The bigger problem comes with the state of the source material. White spots appear on several episodes but the more distracting problem is one of a line (or a group of lines) that occasionally appears on the left side of the print. Sometimes barely noticeable and, at other times, standing out against the action, it doesn't cause a problem across the entire frame but it is distracting and affects several of the episodes in this set. It also only affects external shots but may only be seen once in each episode. For example, it can be seen in one scene in Law And Order in the first series, when the manhunt for Barney gets underway, but isn't seen at any other time. It's at its worst in Law of the Jungle in the third series. Screenshots are the best means of illustrating this problem and I have included some here:
Otherwise, the DD2.0 mono soundtrack is fine in presenting the dialogue and the action and is particularly good in the third series, in which Survivors moves out of its cosy farm houses and back into the wild of the countryside. The ambient sounds are also better in this series, with silence being more authentic for a post-apocalyptic drama than the summertime cheep of birds in the first two series. Finally, with this being a 2 Entertain release, there are English subtitles and they are very good, even to highlighting what is spoken on and off the screen.

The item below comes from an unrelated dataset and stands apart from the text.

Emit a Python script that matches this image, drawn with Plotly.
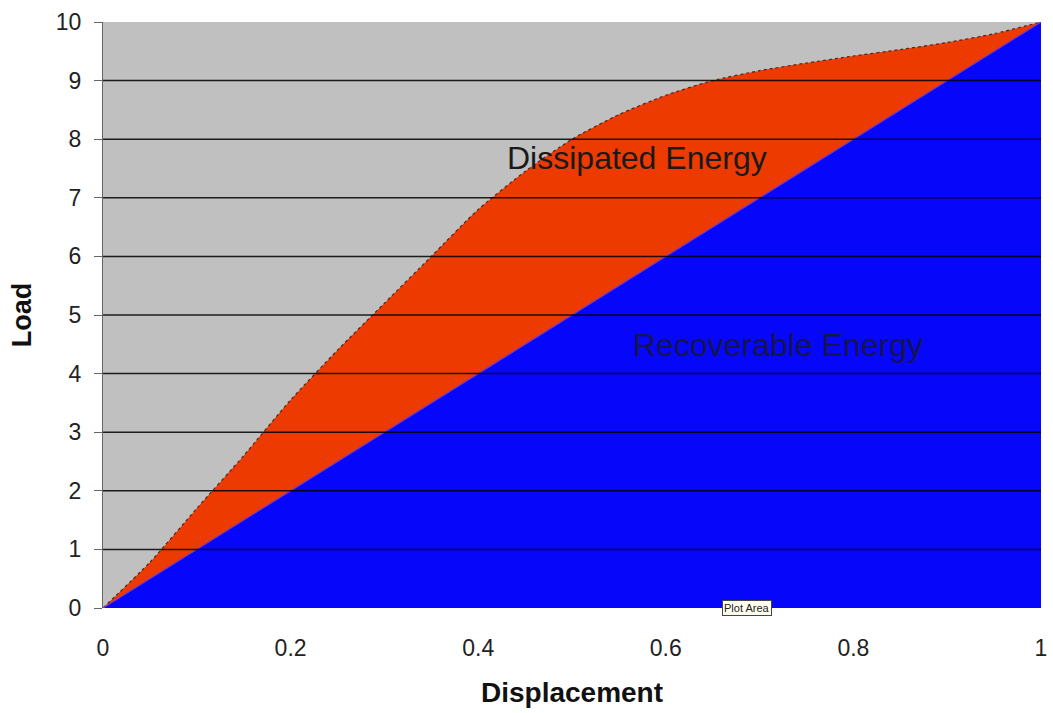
import plotly.graph_objects as go

# Data
displacement = [0.0, 0.05, 0.10, 0.15, 0.20, 0.25, 0.30, 0.35, 0.40, 0.45, 0.50,
                0.55, 0.60, 0.65, 0.70, 0.75, 0.80, 0.85, 0.90, 0.95, 1.0]
loading_load = [0.0, 0.78, 1.7, 2.6, 3.55, 4.4, 5.2, 6.0, 6.8, 7.45, 8.0,
                8.42, 8.75, 9.0, 9.17, 9.3, 9.42, 9.53, 9.65, 9.8, 10.0]
unload_disp = [0.0, 1.0]
unload_load = [0.0, 10.0]

x_ticks = [0, 0.2, 0.4, 0.6, 0.8, 1]
x_tick_labels = ["0", "0.2", "0.4", "0.6", "0.8", "1"]
y_ticks = [0, 1, 2, 3, 4, 5, 6, 7, 8, 9, 10]
grid_levels = [1, 2, 3, 4, 5, 6, 7, 8, 9]

FONT = "Arial, Liberation Sans, sans-serif"

fig = go.Figure()

fig.add_trace(go.Scatter(
    x=displacement, y=loading_load, mode="lines", fill="tozeroy",
    fillcolor="rgb(236,58,0)", line=dict(color="rgb(80,40,30)", width=1.2, dash="dot",
                                          shape="spline", smoothing=0.6),
    hoverinfo="skip", showlegend=False))

fig.add_trace(go.Scatter(
    x=unload_disp, y=unload_load, mode="lines", fill="tozeroy",
    fillcolor="rgb(6,6,250)", line=dict(color="rgb(120,60,200)", width=1.2),
    hoverinfo="skip", showlegend=False))

for g in grid_levels:
    fig.add_shape(type="line", xref="paper", yref="y", x0=0, x1=1, y0=g, y1=g,
                  line=dict(color="rgba(0,0,0,0.85)", width=1.5), layer="above")

fig.add_annotation(x=0.569, y=7.68, text="Dissipated Energy", showarrow=False,
                   font=dict(family=FONT, size=32, color="#1a1a1a"))
fig.add_annotation(x=0.72, y=4.49, text="Recoverable Energy", showarrow=False,
                   font=dict(family=FONT, size=32, color="#141450"))
fig.add_annotation(x=0.687, y=0.0, yanchor="middle", text="Plot Area", showarrow=False,
                   font=dict(family=FONT, size=11, color="#222"),
                   bgcolor="#fffff0", bordercolor="#444", borderwidth=1, borderpad=1)

fig.update_layout(
    width=1053, height=713,
    margin=dict(l=103, r=6, t=22, b=105),
    paper_bgcolor="white", plot_bgcolor="rgb(192,192,192)",
    font=dict(family=FONT, size=23, color="#222"),
    xaxis=dict(range=[0, 1], tickvals=x_ticks, ticktext=x_tick_labels,
               showgrid=False, zeroline=False, showline=False, ticks="",
               ticklabelstandoff=24, ticklabeloverflow="allow",
               title=dict(text="<b>Displacement</b>", font=dict(size=28, color="#111"), standoff=22)),
    yaxis=dict(range=[0, 10], tickvals=y_ticks, showgrid=False, zeroline=False,
               showline=True, linecolor="#666", linewidth=1,
               ticks="outside", ticklen=8, tickcolor="#666", ticklabelstandoff=8,
               ticklabeloverflow="allow",
               title=dict(text="<b>Load</b>", font=dict(size=27, color="#111"), standoff=16)),
)

fig.write_html("out.html")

One would have thought that this complete collection would have brought over the special editions from the individual series releases (commentaries and on-camera interviews) but instead we get very little outside of Photo Galleries (two on series one and one on series two). However, when that 'very little else' includes the BBC's The Cult Of...Survivors (29m32s), it starts looking that little bit better. This is a very decent look back at Survivors and features interviews with the main cast (Lucy Fleming, Carolyn Seymour and Ian McCulloch) as well as director Pennant Roberts. Unsurprisingly, it does tend to focus on the first series of the three but does so fairly, praising Survivors for what it does well but also rightly calling the show for what it does badly, such as the rather friendly-looking dogs who don't pass muster as a pack of feral, rabid hounds and the whole of the second series. Even McCulloch calls it boring. Finally, on the third series, there is a set of Publicity Stills.